The Complainant has therefore satisfied the requirement of paragraph 4(a)(i) of the Policy.
B. Rights or Legitimate Interests
The Respondent did not file any Response and in failing to take advantage of the opportunity presented to show that he has rights or legitimate interests in the disputed domain name, the Panel makes an appropriate inference. The Panel finds that there is prima facie evidence that has been presented by the Complainant that there are no rights or legitimate interests on the part of the Respondent in the disputed domain name. The conclusion cannot be otherwise when one considers the fact that the evidence shows that the Respondent’s website appears to be used to sell counterfeit Pandora jewelry products, apart from the other basic facts that the Respondent has not been licensed or authorized by the Complainant to use the PANDORA marks, nor has it been authorized to register and use the disputed domain name.
Under these circumstances, the Panel finds that the Respondent has no rights or legitimate interests in registering the disputed domain name. The Complainant has satisfied the requirement of paragraph 4(a)(ii) of the Policy.

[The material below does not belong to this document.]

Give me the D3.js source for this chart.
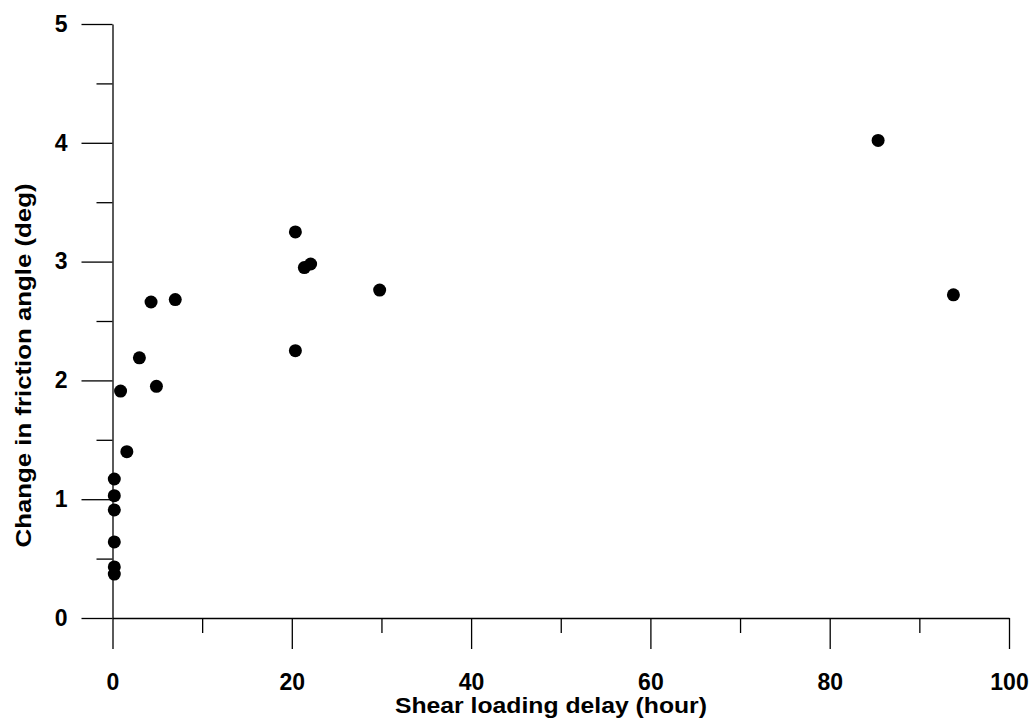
<!DOCTYPE html>
<html>
<head>
<meta charset="utf-8">
<script src="https://cdn.jsdelivr.net/npm/d3@7"></script>
<style>
	body { margin: 0; background: #fff; }
	text { font-family: "Liberation Sans", Arial, sans-serif; font-weight: bold; }
</style>
</head>
<body>
<svg id="chart"></svg>
<script>
const WIDTH = 1031,
	HEIGHT = 718;

// data
const delayHours = [0.2, 0.2, 0.2, 0.2, 0.2, 0.2, 0.9, 1.6, 3.0, 4.3, 4.9, 7.0,
		20.4, 20.4, 21.4, 22.1, 29.8, 85.4, 93.8],
	frictionChange = [0.37, 0.43, 0.64, 0.91, 1.03, 1.17, 1.91, 1.40, 2.19, 2.66, 1.95, 2.68,
		3.25, 2.25, 2.95, 2.98, 2.76, 4.02, 2.72],
	xMajorTicks = [0, 20, 40, 60, 80, 100],
	xMinorTicks = [10, 30, 50, 70, 90],
	yMajorTicks = [0, 1, 2, 3, 4, 5],
	yMinorTicks = [0.5, 1.5, 2.5, 3.5, 4.5];

const points = delayHours.map((d, i) => ({ x: d, y: frictionChange[i] }));

const svg = d3.select('svg#chart')
	.attr('width', WIDTH)
	.attr('height', HEIGHT);

const x = d3.scaleLinear().domain([0, 100]).range([112.5, 1009]),
	y = d3.scaleLinear().domain([0, 5]).range([618, 24]);

// axes
const xMinor = svg.append('g')
	.attr('transform', `translate(0,${y(0)})`)
	.call(d3.axisBottom(x).tickValues(xMinorTicks).tickSize(15).tickFormat(''));
const xMajor = svg.append('g')
	.attr('transform', `translate(0,${y(0)})`)
	.call(d3.axisBottom(x).tickValues(xMajorTicks).tickSize(31).tickSizeOuter(0)
		.tickPadding(25).tickFormat(d3.format('d')));

const yMinor = svg.append('g')
	.attr('transform', `translate(${x(0)},0)`)
	.call(d3.axisLeft(y).tickValues(yMinorTicks).tickSize(16).tickFormat(''));
const yMajor = svg.append('g')
	.attr('transform', `translate(${x(0)},0)`)
	.call(d3.axisLeft(y).tickValues(yMajorTicks).tickSize(31).tickSizeOuter(0)
		.tickPadding(14).tickFormat(d3.format('d')));

[xMinor, xMajor, yMinor, yMajor].forEach(g => {
	g.selectAll('path, line').attr('stroke', '#000').attr('stroke-width', 1.3);
	g.selectAll('text')
		.attr('fill', '#000')
		.style('font-size', '23px')
		.style('font-family', '"Liberation Sans", Arial, sans-serif')
		.style('font-weight', 'bold');
});
xMinor.select('path.domain').remove();
yMinor.select('path.domain').remove();

// axis titles
svg.append('text')
	.attr('x', 551)
	.attr('y', 713)
	.attr('text-anchor', 'middle')
	.attr('textLength', 312)
	.attr('lengthAdjust', 'spacingAndGlyphs')
	.style('font-size', '21.5px')
	.text('Shear loading delay (hour)');

svg.append('text')
	.attr('transform', 'translate(31,365.5) rotate(-90)')
	.attr('text-anchor', 'middle')
	.attr('textLength', 364)
	.attr('lengthAdjust', 'spacingAndGlyphs')
	.style('font-size', '22.5px')
	.text('Change in friction angle (deg)');

// points
svg.append('g').selectAll('circle')
	.data(points)
	.enter().append('circle')
	.attr('cx', d => x(d.x))
	.attr('cy', d => y(d.y))
	.attr('r', 6.5)
	.attr('fill', '#000');
</script>
</body>
</html>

C. Registered and Used in Bad Faith
Paragraph 4(b) of the Policy cites examples of four circumstances that, if found by the Panel to be present, shall be evidence of the registration and use of a domain name in bad faith:
(i) circumstances indicating that the respondent has registered or has acquired the domain name primarily for the purpose of selling, renting, or otherwise transferring the domain name registration to the complainant who is the owner of the trademark or service mark or to a competitor of that complainant, for valuable consideration in excess of the respondent’s documented out-of-pocket costs directly related to the domain name; or
(ii) the respondent has registered the domain name in order to prevent the owner of the trade mark or service mark from reflecting the mark in a corresponding domain name, provided that the respondent has engaged in a pattern of such conduct; or
(iii) the respondent has registered the domain name primarily for the purpose of disrupting the business of a competitor; or
(iv) by using the domain name, the respondent has intentionally attempted to attract, for commercial gain, Internet users to its web site or other on-line location, by creating a likelihood of confusion with the complainant's mark as to the source, sponsorship, affiliation, or endorsement of the respondent’s web site or location or of a product or service on respondent’s web site or location.

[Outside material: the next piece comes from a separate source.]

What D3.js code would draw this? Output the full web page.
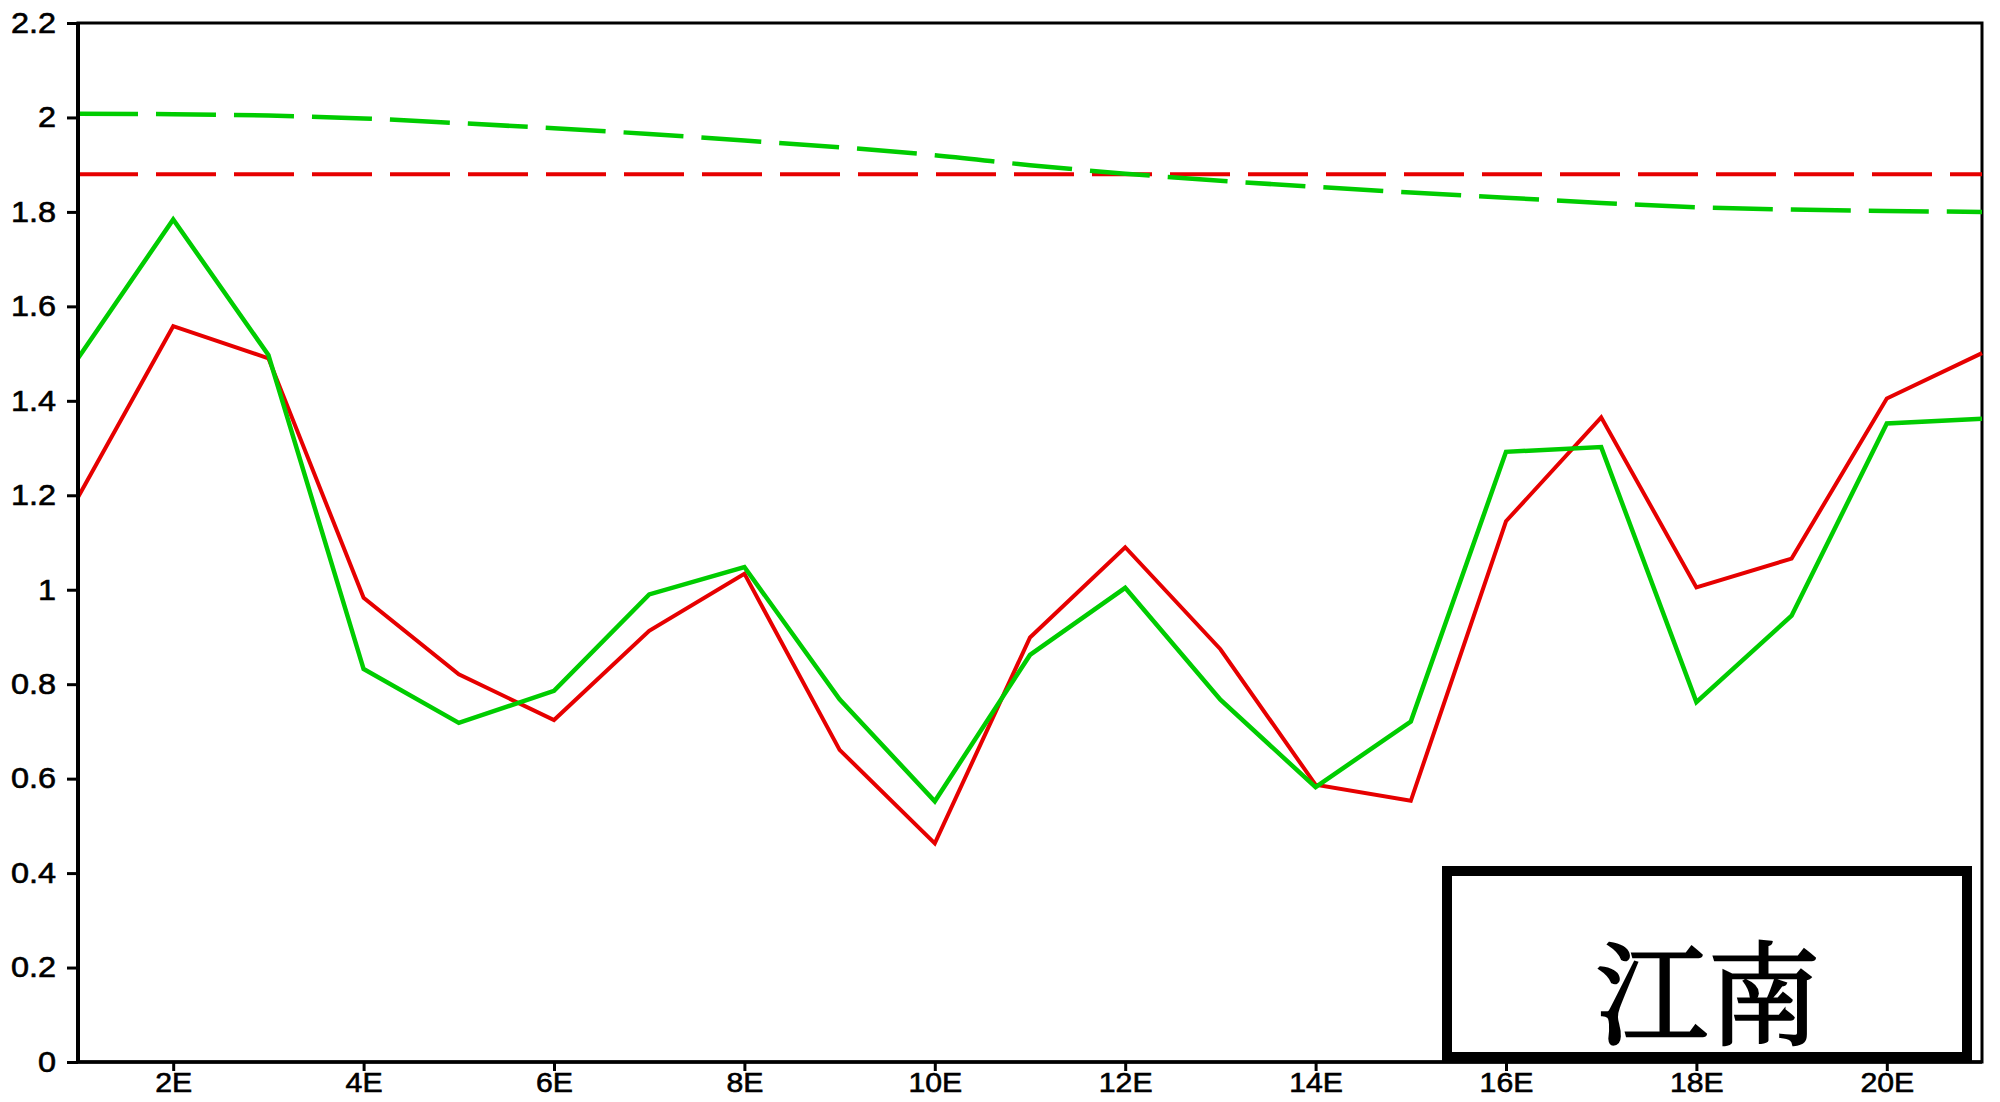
<!DOCTYPE html>
<html>
<head>
<meta charset="utf-8">
<script src="https://cdn.jsdelivr.net/npm/d3@7"></script>
<style>
  html, body { margin: 0; padding: 0; background: #fff; }
</style>
</head>
<body>
<svg id="chart"></svg>
<script>
// x positions (days 1..21)
const days = [1, 2, 3, 4, 5, 6, 7, 8, 9, 10, 11, 12, 13, 14, 15, 16, 17, 18, 19, 20, 21];

const redSolid = [1.196, 1.558, 1.490, 0.983, 0.821, 0.724, 0.913, 1.034, 0.661, 0.463, 0.899,
  1.090, 0.874, 0.587, 0.553, 1.145, 1.365, 1.005, 1.066, 1.405, 1.501];
const greenSolid = [1.490, 1.784, 1.497, 0.832, 0.718, 0.786, 0.990, 1.048, 0.768, 0.552, 0.862,
  1.004, 0.767, 0.582, 0.721, 1.292, 1.302, 0.762, 0.945, 1.352, 1.362];
const redDashed = [1.88, 1.88, 1.88, 1.88, 1.88, 1.88, 1.88, 1.88, 1.88, 1.88, 1.88,
  1.88, 1.88, 1.88, 1.88, 1.88, 1.88, 1.88, 1.88, 1.88, 1.88];
const greenDashed = [2.008, 2.007, 2.004, 1.998, 1.988, 1.977, 1.965, 1.951, 1.937, 1.920, 1.899,
  1.881, 1.866, 1.853, 1.841, 1.830, 1.819, 1.810, 1.805, 1.802, 1.800];

const xTicks = [2, 4, 6, 8, 10, 12, 14, 16, 18, 20];
const xTickLabels = ['2E', '4E', '6E', '8E', '10E', '12E', '14E', '16E', '18E', '20E'];
const yTicks = [0, 0.2, 0.4, 0.6, 0.8, 1, 1.2, 1.4, 1.6, 1.8, 2, 2.2];
const boxLabel = '江南';

const WIDTH = 2000;
const HEIGHT = 1102;
const PADDING_TOP = 23;
const PADDING_BOTTOM = 40;
const PADDING_LEFT = 78;
const PADDING_RIGHT = 18;

const RED = '#e60000';
const GREEN = '#00cc00';
const STRETCH = 1.12;

const svg = d3.select('#chart').
attr('width', WIDTH).
attr('height', HEIGHT).
attr('font-family', '"Liberation Sans", Arial, sans-serif');

svg.append('rect').
attr('width', WIDTH).
attr('height', HEIGHT).
attr('fill', '#fff');

const xScale = d3.scaleLinear().
domain([1, 21]).
range([PADDING_LEFT, WIDTH - PADDING_RIGHT]);

const yScale = d3.scaleLinear().
domain([0, 2.2]).
range([HEIGHT - PADDING_BOTTOM, PADDING_TOP]);

// frame
svg.append('rect').
attr('x', xScale(1)).
attr('y', yScale(2.2)).
attr('width', xScale(21) - xScale(1)).
attr('height', yScale(0) - yScale(2.2)).
attr('fill', 'none').
attr('stroke', '#000').
attr('stroke-width', 3);

// lines
const lineFunc = values => d3.line().
x((d, i) => xScale(days[i])).
y(d => yScale(d))(values);

const smoothLine = values => d3.line().
curve(d3.curveMonotoneX).
x((d, i) => xScale(days[i])).
y(d => yScale(d))(values);

const linesG = svg.append('g').attr('fill', 'none');

linesG.append('path').
attr('d', lineFunc(redDashed)).
attr('stroke', RED).
attr('stroke-width', 4).
attr('stroke-dasharray', '60,18');

linesG.append('path').
attr('d', smoothLine(greenDashed)).
attr('stroke', GREEN).
attr('stroke-width', 4.5).
attr('stroke-dasharray', '60,18');

linesG.append('path').
attr('d', lineFunc(redSolid)).
attr('stroke', RED).
attr('stroke-width', 4).
attr('stroke-linejoin', 'miter');

linesG.append('path').
attr('d', lineFunc(greenSolid)).
attr('stroke', GREEN).
attr('stroke-width', 4.5).
attr('stroke-linejoin', 'miter');

/* --AXES-- */

const yAxis = d3.axisLeft(yScale).
tickValues(yTicks).
tickSize(11).
tickPadding(11).
tickFormat(d => String(+d.toFixed(1)));

const yAxisG = svg.append('g').
attr('transform', `translate(${PADDING_LEFT}, 0)`).
call(yAxis);

yAxisG.select('.domain').
attr('stroke-width', 4).
attr('d', `M0,${yScale(2.2)}V${yScale(0)}`);
yAxisG.selectAll('.tick line').attr('stroke-width', 3);
yAxisG.selectAll('.tick text').
attr('x', -22 / STRETCH).
attr('transform', `scale(${STRETCH},1)`).
attr('font-size', 29).
attr('font-family', '"Liberation Sans", Arial, sans-serif').
attr('fill', '#000').
attr('stroke', '#000').
attr('stroke-width', 0.6);

const xAxis = d3.axisBottom(xScale).
tickValues(xTicks).
tickSize(9).
tickPadding(2).
tickFormat((d, i) => xTickLabels[i]);

const xAxisG = svg.append('g').
attr('transform', `translate(0, ${HEIGHT - PADDING_BOTTOM})`).
call(xAxis);

xAxisG.select('.domain').
attr('stroke-width', 3.5).
attr('d', `M${xScale(1)},0H${xScale(21)}`);
xAxisG.selectAll('.tick line').attr('stroke-width', 3);
xAxisG.selectAll('.tick text').
attr('transform', `scale(${STRETCH},1)`).
attr('font-size', 27).
attr('font-family', '"Liberation Sans", Arial, sans-serif').
attr('fill', '#000').
attr('stroke', '#000').
attr('stroke-width', 0.6);

/* --LABEL BOX-- */

const boxG = svg.append('g');

boxG.append('rect').
attr('x', 1447).
attr('y', 871).
attr('width', 520).
attr('height', 186).
attr('fill', '#fff').
attr('stroke', '#000').
attr('stroke-width', 10);

boxG.append('text').
text(boxLabel).
attr('x', 1708).
attr('y', 987).
attr('text-anchor', 'middle').
attr('dominant-baseline', 'central').
attr('font-size', 112).
attr('font-family', '"Noto Serif CJK SC", "Noto Sans CJK SC", serif').
attr('fill', '#000').
attr('stroke', '#000').
attr('stroke-width', 2.5);
</script>
</body>
</html>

The Panel is of the opinion that the Complainant has proven that the registration and use of the disputed domain name have been in bad faith. Amongst other things, the Panel notes that there appears to be a pattern of conduct vis-à-vis the use or incorporation of the Complainant’s PANDORA marks in domain names the Respondent registered, whether alone or jointly with other individuals (e.g. <sale-pandora.com>, <pandorajewellerystore.com>, <salebeadspandoras.com>, <shoppandorabeads.com>, <pandora-mart.com>, etc). From the case record, it is obvious in this case that the Respondent knew of the Complainant’s PANDORA trade marks and the Panel finds that the repeated registration and use of various domain names incorporating the same entity’s trade mark without demonstrating a legitimate interest is a strong indication that the registration was in bad faith. Moreover, it is clear that the Respondent registered the disputed domain name primarily for the purpose of disrupting the business of the Complainant and to attract, for commercial gain, Internet users to its website or other on-line location or websites, with the deliberate intention of creating confusion with the Complainant’s PANDORA marks. The registration and use of the disputed domain name for the blatant purpose of selling apparent counterfeit Pandora jewelry products cannot by any means constitute good faith use or registration.
Hence, the Panel is convinced that the disputed domain name has been registered and used in bad faith. Accordingly, the Complainant has satisfied the requirement under paragraph 4(a)(iii) of the Policy.
For all the foregoing reasons, in accordance with paragraphs 4(i) of the Policy and 15 of the Rules, the Panel orders that the domain name <shoppanjewellery.com> be transferred to the Complainant.